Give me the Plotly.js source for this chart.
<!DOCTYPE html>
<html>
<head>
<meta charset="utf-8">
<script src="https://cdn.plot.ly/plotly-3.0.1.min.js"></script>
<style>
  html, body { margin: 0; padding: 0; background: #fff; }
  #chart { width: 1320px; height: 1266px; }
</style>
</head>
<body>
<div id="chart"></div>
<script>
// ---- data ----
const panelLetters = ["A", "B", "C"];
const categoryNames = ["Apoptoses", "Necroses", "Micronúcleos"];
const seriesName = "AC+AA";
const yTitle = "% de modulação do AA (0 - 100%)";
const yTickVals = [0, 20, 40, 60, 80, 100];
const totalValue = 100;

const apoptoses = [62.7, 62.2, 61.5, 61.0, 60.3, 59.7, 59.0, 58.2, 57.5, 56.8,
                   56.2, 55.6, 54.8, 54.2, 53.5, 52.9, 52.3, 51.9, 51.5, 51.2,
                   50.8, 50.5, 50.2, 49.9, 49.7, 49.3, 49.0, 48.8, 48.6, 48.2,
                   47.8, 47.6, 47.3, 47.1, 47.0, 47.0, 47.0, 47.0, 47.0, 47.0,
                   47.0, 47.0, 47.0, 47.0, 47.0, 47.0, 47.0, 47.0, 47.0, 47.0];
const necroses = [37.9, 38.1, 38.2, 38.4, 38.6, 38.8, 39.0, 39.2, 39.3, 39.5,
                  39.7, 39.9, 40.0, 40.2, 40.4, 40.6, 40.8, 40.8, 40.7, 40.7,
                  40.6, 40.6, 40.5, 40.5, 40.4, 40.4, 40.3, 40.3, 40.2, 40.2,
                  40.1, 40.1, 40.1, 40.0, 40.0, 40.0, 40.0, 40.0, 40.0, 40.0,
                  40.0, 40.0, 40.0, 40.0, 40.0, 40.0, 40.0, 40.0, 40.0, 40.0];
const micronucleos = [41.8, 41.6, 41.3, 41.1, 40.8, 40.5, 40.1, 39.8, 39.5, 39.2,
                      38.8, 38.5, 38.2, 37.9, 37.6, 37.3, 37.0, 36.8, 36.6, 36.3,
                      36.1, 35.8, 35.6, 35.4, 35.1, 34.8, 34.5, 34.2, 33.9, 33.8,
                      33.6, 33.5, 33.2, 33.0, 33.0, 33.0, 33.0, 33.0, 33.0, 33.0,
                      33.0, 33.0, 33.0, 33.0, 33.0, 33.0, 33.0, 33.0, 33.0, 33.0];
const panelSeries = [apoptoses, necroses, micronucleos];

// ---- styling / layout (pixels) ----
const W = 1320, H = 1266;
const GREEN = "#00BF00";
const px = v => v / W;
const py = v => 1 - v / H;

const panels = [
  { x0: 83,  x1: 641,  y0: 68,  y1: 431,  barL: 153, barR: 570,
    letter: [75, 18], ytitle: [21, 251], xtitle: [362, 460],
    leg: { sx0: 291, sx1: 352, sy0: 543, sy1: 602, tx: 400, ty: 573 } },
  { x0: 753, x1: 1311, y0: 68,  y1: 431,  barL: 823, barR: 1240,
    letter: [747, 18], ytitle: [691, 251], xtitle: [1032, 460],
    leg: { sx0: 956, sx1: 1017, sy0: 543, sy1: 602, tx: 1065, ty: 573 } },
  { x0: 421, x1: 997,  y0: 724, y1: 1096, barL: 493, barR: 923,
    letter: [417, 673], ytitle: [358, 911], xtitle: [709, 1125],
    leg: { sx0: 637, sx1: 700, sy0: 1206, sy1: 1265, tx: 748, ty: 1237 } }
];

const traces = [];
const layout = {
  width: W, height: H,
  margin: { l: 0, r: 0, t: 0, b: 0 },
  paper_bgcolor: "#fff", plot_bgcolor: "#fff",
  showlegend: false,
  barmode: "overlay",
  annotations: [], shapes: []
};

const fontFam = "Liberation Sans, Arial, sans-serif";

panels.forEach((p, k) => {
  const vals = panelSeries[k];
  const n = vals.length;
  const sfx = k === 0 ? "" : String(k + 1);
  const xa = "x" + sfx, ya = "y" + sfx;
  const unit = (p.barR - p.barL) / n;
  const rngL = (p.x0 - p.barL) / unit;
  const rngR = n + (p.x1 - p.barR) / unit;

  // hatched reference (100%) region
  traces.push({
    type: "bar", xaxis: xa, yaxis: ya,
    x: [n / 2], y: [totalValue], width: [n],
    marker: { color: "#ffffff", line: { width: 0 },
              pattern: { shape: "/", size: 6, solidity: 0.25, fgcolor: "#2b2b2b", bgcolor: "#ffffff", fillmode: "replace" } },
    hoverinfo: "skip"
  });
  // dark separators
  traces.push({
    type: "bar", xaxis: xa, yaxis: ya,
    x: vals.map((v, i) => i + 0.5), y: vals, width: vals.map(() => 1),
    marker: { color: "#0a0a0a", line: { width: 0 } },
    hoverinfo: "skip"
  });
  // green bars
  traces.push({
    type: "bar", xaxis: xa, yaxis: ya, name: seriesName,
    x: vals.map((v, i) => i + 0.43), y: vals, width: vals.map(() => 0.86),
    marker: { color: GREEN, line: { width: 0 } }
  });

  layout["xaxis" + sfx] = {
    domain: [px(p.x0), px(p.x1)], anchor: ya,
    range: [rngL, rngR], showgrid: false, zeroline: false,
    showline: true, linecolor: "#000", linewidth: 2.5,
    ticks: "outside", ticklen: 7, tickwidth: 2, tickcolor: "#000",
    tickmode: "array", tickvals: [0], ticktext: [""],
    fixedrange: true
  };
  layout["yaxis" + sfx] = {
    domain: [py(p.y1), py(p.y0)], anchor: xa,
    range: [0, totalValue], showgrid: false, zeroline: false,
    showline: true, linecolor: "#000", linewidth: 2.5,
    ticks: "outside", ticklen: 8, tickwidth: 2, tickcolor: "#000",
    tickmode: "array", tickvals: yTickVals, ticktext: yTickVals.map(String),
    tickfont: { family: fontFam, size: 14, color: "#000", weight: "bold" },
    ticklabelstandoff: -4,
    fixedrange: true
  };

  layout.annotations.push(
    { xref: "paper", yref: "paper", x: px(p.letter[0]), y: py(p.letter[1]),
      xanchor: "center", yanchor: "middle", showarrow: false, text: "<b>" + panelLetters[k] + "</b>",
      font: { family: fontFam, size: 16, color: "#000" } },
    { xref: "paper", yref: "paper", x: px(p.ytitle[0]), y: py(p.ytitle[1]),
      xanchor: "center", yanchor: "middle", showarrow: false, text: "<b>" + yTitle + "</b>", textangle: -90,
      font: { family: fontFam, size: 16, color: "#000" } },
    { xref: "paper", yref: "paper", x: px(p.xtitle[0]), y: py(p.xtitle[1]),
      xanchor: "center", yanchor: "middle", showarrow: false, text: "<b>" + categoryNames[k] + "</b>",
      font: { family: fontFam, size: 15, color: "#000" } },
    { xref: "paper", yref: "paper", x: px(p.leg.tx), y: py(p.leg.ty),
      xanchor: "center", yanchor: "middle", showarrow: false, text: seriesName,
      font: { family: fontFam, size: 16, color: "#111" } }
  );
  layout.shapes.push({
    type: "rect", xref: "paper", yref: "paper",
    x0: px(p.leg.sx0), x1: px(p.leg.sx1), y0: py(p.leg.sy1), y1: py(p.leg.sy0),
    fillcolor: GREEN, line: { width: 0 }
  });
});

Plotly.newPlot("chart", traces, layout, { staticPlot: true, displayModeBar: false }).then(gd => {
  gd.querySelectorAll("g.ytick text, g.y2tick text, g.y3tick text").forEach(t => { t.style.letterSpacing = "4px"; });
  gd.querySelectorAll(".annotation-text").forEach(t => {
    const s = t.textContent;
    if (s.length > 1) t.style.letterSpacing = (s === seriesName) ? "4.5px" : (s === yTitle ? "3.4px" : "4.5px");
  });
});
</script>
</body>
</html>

########

▶ **PROMPT**:
Give back exactly the material above from its opening line to the line bearing "const totalValue = 100;".

▶ **FINISHED ANSWER**:
Give me the Plotly.js source for this chart.
<!DOCTYPE html>
<html>
<head>
<meta charset="utf-8">
<script src="https://cdn.plot.ly/plotly-3.0.1.min.js"></script>
<style>
  html, body { margin: 0; padding: 0; background: #fff; }
  #chart { width: 1320px; height: 1266px; }
</style>
</head>
<body>
<div id="chart"></div>
<script>
// ---- data ----
const panelLetters = ["A", "B", "C"];
const categoryNames = ["Apoptoses", "Necroses", "Micronúcleos"];
const seriesName = "AC+AA";
const yTitle = "% de modulação do AA (0 - 100%)";
const yTickVals = [0, 20, 40, 60, 80, 100];
const totalValue = 100;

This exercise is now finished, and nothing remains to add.